EXERCISE DESCRIPTION: Spot each line in the records below where the word "chart" occurs, then copy it.

Records with drawing code:

((

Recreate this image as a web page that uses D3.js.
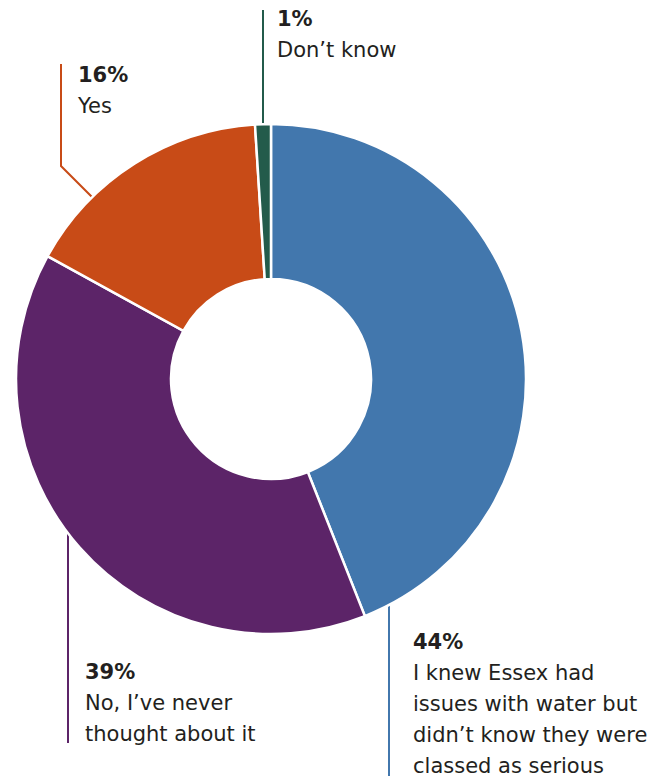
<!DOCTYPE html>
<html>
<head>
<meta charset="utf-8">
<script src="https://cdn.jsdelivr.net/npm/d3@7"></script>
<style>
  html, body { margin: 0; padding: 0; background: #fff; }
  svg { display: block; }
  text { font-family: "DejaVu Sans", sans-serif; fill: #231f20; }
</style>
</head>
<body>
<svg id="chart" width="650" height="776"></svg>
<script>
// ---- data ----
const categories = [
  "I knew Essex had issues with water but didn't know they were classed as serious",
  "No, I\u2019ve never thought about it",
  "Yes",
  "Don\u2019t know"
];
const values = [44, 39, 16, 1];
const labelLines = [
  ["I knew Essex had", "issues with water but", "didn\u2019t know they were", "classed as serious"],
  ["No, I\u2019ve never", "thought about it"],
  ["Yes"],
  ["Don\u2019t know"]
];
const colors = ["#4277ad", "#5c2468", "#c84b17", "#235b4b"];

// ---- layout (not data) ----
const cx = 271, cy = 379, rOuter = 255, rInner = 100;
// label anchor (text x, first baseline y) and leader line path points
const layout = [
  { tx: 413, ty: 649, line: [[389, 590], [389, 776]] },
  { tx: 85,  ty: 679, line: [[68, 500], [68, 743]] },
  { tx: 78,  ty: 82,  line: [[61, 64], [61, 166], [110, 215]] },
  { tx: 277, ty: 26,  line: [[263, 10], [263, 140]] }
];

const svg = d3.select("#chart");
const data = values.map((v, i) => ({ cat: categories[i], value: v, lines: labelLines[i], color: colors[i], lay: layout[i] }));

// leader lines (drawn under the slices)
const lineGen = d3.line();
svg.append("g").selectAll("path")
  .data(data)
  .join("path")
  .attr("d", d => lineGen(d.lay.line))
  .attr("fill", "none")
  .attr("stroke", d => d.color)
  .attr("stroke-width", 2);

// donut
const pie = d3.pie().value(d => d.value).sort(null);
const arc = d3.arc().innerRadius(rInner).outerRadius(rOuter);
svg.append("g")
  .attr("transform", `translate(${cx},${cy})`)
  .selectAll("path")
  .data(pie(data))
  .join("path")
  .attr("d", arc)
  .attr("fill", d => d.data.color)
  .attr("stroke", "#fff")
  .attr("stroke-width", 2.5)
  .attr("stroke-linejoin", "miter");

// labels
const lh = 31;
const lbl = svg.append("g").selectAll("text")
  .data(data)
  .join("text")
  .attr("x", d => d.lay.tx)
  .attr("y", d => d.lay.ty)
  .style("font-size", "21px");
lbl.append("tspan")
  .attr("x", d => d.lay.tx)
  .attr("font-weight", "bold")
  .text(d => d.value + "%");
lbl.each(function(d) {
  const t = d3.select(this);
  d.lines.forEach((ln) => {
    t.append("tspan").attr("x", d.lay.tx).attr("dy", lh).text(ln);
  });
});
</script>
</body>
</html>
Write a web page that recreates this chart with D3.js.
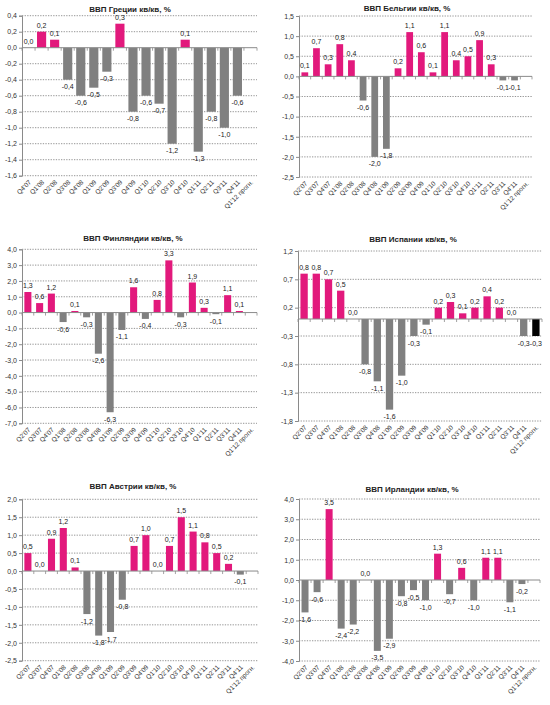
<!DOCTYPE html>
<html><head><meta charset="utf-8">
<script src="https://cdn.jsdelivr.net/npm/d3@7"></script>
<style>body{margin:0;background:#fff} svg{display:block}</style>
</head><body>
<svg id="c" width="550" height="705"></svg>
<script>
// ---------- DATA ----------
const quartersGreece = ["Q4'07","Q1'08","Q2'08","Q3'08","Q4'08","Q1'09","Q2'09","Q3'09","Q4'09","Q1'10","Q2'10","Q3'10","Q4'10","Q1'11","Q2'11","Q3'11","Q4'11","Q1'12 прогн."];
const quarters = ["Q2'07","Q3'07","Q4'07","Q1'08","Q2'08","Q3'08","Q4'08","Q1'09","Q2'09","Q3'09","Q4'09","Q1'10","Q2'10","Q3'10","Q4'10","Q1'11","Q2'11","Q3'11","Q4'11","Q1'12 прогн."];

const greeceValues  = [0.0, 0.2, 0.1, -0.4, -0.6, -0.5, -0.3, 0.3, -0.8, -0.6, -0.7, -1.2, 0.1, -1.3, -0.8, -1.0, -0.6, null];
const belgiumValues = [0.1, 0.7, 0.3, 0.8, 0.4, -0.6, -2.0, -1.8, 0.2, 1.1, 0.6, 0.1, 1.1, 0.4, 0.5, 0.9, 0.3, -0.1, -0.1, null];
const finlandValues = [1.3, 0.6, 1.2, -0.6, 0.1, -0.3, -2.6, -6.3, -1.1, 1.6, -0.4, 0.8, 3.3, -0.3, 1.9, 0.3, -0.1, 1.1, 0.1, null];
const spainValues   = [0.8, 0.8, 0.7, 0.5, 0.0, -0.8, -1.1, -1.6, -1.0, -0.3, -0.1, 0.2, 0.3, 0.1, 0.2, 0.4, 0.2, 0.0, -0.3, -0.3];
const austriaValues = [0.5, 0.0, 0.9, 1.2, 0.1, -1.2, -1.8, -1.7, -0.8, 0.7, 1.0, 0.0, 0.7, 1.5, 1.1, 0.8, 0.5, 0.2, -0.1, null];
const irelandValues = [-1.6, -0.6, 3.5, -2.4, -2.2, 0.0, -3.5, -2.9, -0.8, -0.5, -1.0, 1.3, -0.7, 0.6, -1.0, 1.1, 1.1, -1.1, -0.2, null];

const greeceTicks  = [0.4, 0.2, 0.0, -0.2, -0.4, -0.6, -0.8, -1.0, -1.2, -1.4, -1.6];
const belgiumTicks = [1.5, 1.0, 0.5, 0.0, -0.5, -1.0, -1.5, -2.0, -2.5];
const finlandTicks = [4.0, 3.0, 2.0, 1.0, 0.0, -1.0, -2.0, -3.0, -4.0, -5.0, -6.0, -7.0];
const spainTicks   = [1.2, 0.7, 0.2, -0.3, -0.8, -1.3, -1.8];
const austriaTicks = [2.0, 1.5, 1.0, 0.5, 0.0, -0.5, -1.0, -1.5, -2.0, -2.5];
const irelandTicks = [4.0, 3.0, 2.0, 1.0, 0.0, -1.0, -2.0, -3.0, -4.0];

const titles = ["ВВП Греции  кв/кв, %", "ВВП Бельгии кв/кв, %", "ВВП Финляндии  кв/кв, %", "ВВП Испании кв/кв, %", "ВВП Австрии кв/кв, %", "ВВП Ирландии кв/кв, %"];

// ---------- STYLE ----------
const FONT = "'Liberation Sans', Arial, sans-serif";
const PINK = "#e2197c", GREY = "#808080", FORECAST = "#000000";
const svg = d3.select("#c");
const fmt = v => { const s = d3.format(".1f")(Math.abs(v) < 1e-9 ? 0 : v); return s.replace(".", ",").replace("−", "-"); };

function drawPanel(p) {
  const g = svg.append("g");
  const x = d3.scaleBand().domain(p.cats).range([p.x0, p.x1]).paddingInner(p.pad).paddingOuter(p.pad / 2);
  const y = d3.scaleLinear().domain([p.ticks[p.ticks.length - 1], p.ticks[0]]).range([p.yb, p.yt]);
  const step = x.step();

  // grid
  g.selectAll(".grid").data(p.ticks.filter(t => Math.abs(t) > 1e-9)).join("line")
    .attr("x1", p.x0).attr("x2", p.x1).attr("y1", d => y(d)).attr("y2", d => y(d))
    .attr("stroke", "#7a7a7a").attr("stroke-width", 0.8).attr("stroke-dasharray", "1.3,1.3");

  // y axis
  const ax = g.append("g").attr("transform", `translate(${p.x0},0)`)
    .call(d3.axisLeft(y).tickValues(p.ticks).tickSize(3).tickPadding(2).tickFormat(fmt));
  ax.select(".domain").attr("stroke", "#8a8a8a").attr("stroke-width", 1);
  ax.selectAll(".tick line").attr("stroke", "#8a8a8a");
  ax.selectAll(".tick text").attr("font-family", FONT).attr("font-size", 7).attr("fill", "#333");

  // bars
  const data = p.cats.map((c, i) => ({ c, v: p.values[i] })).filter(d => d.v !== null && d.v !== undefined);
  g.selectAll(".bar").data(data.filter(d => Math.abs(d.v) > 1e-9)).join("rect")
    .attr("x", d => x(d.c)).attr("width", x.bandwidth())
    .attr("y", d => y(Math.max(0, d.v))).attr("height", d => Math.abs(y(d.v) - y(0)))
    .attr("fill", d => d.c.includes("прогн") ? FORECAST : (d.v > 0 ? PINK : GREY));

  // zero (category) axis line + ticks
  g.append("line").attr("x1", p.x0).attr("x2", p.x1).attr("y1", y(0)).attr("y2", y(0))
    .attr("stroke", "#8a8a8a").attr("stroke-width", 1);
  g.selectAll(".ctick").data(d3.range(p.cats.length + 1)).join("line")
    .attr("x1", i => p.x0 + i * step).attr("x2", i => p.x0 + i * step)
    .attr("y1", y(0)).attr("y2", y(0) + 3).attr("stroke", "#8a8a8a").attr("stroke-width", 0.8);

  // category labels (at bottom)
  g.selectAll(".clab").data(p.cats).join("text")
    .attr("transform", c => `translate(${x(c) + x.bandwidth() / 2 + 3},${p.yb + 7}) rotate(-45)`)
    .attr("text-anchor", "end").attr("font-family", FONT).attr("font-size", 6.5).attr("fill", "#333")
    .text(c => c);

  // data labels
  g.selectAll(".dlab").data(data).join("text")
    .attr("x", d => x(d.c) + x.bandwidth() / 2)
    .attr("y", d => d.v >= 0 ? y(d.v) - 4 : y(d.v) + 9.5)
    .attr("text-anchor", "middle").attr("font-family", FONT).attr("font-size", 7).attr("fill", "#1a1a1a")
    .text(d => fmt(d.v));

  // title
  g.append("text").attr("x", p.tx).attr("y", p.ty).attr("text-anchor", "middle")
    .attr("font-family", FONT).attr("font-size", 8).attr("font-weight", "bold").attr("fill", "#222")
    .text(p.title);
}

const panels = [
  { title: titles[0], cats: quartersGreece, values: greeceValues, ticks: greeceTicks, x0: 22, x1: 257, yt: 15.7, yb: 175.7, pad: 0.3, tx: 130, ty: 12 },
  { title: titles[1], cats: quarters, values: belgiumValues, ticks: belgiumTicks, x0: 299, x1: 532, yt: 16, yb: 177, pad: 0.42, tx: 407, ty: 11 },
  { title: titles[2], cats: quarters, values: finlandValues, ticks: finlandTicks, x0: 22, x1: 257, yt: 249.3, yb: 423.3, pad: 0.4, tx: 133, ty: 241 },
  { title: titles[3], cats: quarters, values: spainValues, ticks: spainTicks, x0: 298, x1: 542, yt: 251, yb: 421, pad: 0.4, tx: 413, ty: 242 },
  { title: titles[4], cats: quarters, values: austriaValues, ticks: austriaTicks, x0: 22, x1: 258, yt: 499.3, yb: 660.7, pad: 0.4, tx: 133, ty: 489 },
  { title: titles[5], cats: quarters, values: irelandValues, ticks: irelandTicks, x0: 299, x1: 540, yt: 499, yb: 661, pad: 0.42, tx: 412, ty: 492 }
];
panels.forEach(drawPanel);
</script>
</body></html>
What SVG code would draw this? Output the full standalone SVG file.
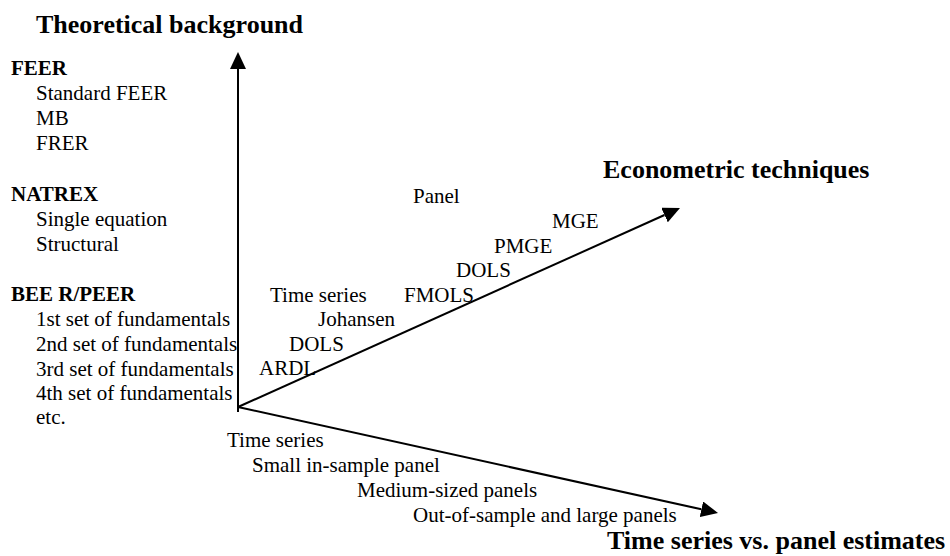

))

RESULT BELOW:
<svg id="chart" width="650" height="776"></svg>
const svg = d3.select("#chart");
Write a web page that recreates this chart with D3.js.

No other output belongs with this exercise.